Software design and implementation has become critical and increasingly challenging for cyber-physical systems (CPS) in domains including automotive, avionics, robotics, industrial automation, etc. The challenges in CPS software rise from rapid increase of system scale and complexity, close interaction between cyber components and dynamic physical environment, more sharing and contention among software functions over multicore and distributed platforms, and stringent requirements on system timing and design metrics such as performance, fault tolerance, reliability and extensibility.

During the implementation of CPS software, there are two main aspects: 1) Task generation for generating tasks from functional model. 2) Task mapping for allocating and scheduling tasks on hardware platforms. While there are a large body of works on optimizing task mapping with respect to various design metrics such as performance, extensibility and memory, task generation is carried out without much optimization of these design metrics and is detached from task mapping. Most importantly, current task generation approaches lack sufficient consideration of timing, which not only affects the optimization of design metrics but also the functional correctness of the system. These issues often result in long software design cycles, high verification cost, and ultimately inferior and error-prone system implementations.

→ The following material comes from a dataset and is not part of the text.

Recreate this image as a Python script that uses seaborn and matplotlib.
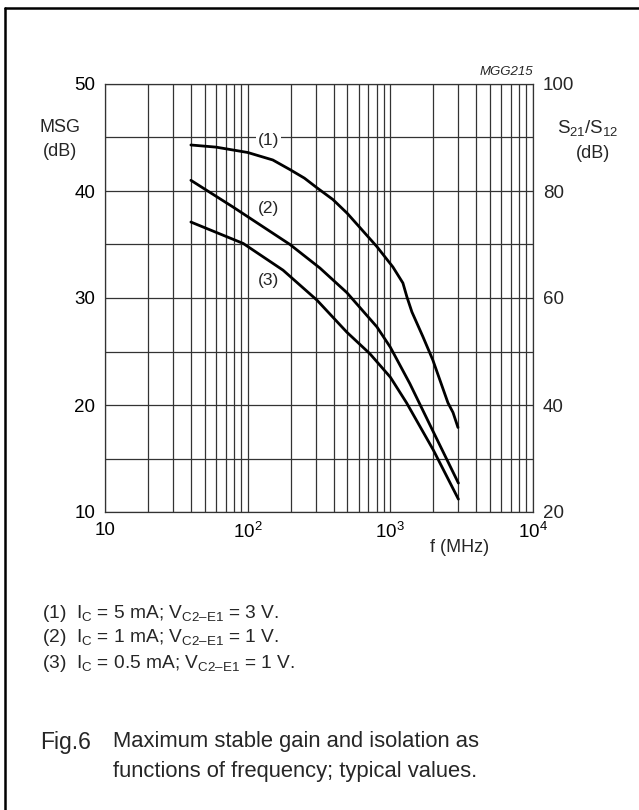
import matplotlib
matplotlib.use("Agg")
import matplotlib.pyplot as plt
import seaborn as sns
import pandas as pd
from matplotlib.lines import Line2D

# ------------------------------------------------------- #
#                 DATOS                #
# ------------------------------------------------------- #
freq_1 = [40, 60, 100, 150, 198, 250, 306, 396, 500, 805, 1042, 1225, 1307, 1416, 1690,
          1986, 2535, 2750, 2980]
msg_1 = [44.3, 44.1, 43.6, 42.9, 42.0, 41.2, 40.3, 39.2, 37.9, 34.8, 32.9, 31.4, 30.1, 28.7,
         26.4, 24.2, 20.2, 19.3, 17.9]

freq_2 = [40, 79, 198, 321, 496, 805, 1000, 1370, 2000, 3000]
msg_2 = [41.0, 38.5, 35.0, 32.8, 30.5, 27.3, 25.4, 22.0, 17.5, 12.7]

freq_3 = [40, 93, 177, 306, 496, 718, 1000, 1300, 2000, 3000]
msg_3 = [37.1, 35.1, 32.6, 29.8, 26.8, 24.8, 22.6, 20.2, 15.8, 11.2]

curve_labels = ["(1)", "(2)", "(3)"]
notes = [
    r"(1)  I$_\mathregular{C}$ = 5 mA; V$_\mathregular{C2–E1}$ = 3 V.",
    r"(2)  I$_\mathregular{C}$ = 1 mA; V$_\mathregular{C2–E1}$ = 1 V.",
    r"(3)  I$_\mathregular{C}$ = 0.5 mA; V$_\mathregular{C2–E1}$ = 1 V.",
]
xtick_vals = [10, 100, 1000, 10000]
xtick_labels = ["10", r"10$^\mathregular{2}$", r"10$^\mathregular{3}$", r"10$^\mathregular{4}$"]

df = pd.concat([
    pd.DataFrame({"f": freq_1, "msg": msg_1, "curva": "(1)"}),
    pd.DataFrame({"f": freq_2, "msg": msg_2, "curva": "(2)"}),
    pd.DataFrame({"f": freq_3, "msg": msg_3, "curva": "(3)"}),
])

# ------------------------------------------------------- #
#                         ESTILO                          #
# ------------------------------------------------------- #
sns.set_style("white")
plt.rcParams["font.family"] = ["Liberation Sans", "DejaVu Sans"]
plt.rcParams["mathtext.fontset"] = "custom"
plt.rcParams["mathtext.rm"] = "Liberation Sans"
plt.rcParams["mathtext.it"] = "Liberation Sans:italic"

W, H = 639, 810
fig = plt.figure(figsize=(W / 100, H / 100), dpi=100)
ax = fig.add_axes([105 / W, 1 - 512 / H, 428 / W, 428 / H])

sns.lineplot(data=df, x="f", y="msg", hue="curva", units="curva", estimator=None,
             palette=["black"] * 3, linewidth=2.0, legend=False, ax=ax, sort=False)

ax.set_xscale("log")
ax.set_xlim(10, 10000)
ax.set_ylim(10, 50)
ax.set_yticks([10, 20, 30, 40, 50])
ax.set_yticks([15, 25, 35, 45], minor=True)
ax.set_xticks(xtick_vals)
ax.set_xticklabels(xtick_labels)
ax.grid(True, which="both", color="#333333", linewidth=0.9)
ax.set_axisbelow(True)
ax.tick_params(which="both", length=0, labelsize=13.5, colors="black", pad=7)
ax.set_xlabel("")
ax.set_ylabel("")
for s in ax.spines.values():
    s.set_color("#333333")
    s.set_linewidth(0.9)

ax2 = ax.twinx()
ax2.set_ylim(20, 100)
ax2.set_yticks([20, 40, 60, 80, 100])
ax2.tick_params(length=0, labelsize=13.5, pad=7)
for s in ax2.spines.values():
    s.set_visible(False)

# etiquetas de las curvas (con fondo blanco sobre la rejilla)
label_pos = [(140, 44.7), (140, 38.4), (140, 31.6)]
for lab, (xf, yv) in zip(curve_labels, label_pos):
    ax.text(xf, yv, lab, fontsize=12.5, ha="center", va="center",
            bbox=dict(facecolor="white", edgecolor="none", pad=1.5))

# textos de ejes
fig.text(60 / W, 1 - 128 / H, "MSG", fontsize=13, ha="center", va="center")
fig.text(60 / W, 1 - 151 / H, "(dB)", fontsize=13, ha="center", va="center")
fig.text(588 / W, 1 - 128 / H, r"S$_\mathregular{21}$/S$_\mathregular{12}$", fontsize=13.5,
         ha="center", va="center")
fig.text(593 / W, 1 - 153 / H, "(dB)", fontsize=13, ha="center", va="center")
fig.text(460 / W, 1 - 547 / H, "f (MHz)", fontsize=13, ha="center", va="center")
fig.text(533 / W, 1 - 72 / H, "MGG215", fontsize=9.5, style="italic", ha="right", va="center")

# notas de condiciones
for i, n in enumerate(notes):
    fig.text(42 / W, 1 - (613 + 25 * i) / H, n, fontsize=13.8, ha="left", va="center")

# pie de figura
fig.text(40 / W, 1 - 742 / H, "Fig.6", fontsize=16.5, ha="left", va="center")
fig.text(113 / W, 1 - 742 / H, "Maximum stable gain and isolation as", fontsize=15.8,
         ha="left", va="center")
fig.text(113 / W, 1 - 772 / H, "functions of frequency; typical values.", fontsize=15.8,
         ha="left", va="center")

# marco exterior
fig.add_artist(Line2D([5 / W, 5 / W], [0, 1 - 8 / H], color="black", linewidth=1.8,
                      transform=fig.transFigure))
fig.add_artist(Line2D([5 / W, 1], [1 - 8 / H, 1 - 8 / H], color="black", linewidth=1.8,
                      transform=fig.transFigure))

fig.savefig("out.png", dpi=100)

In this dissertation, we propose to build a model-based software synthesis framework for cyber-physical systems that automates and optimizes the generation of software tasks from functional models and the mapping of those tasks onto real-time embedded platforms in an integrated fashion, with respect to various design metrics including performance, extensibility, reusability, modularity and memory. We treat timing as a first-class citizen in this process for effectively optimizing timing-related metrics (e.g. performance, extensibility) and ensuring functional correctness. We consider a variety of practical hardware platforms, including single-core, multicore, and time-triggered or asynchronous distributed platforms. The applicability of this framework is validated by simulations on real-world CPS applications and synthetic cases.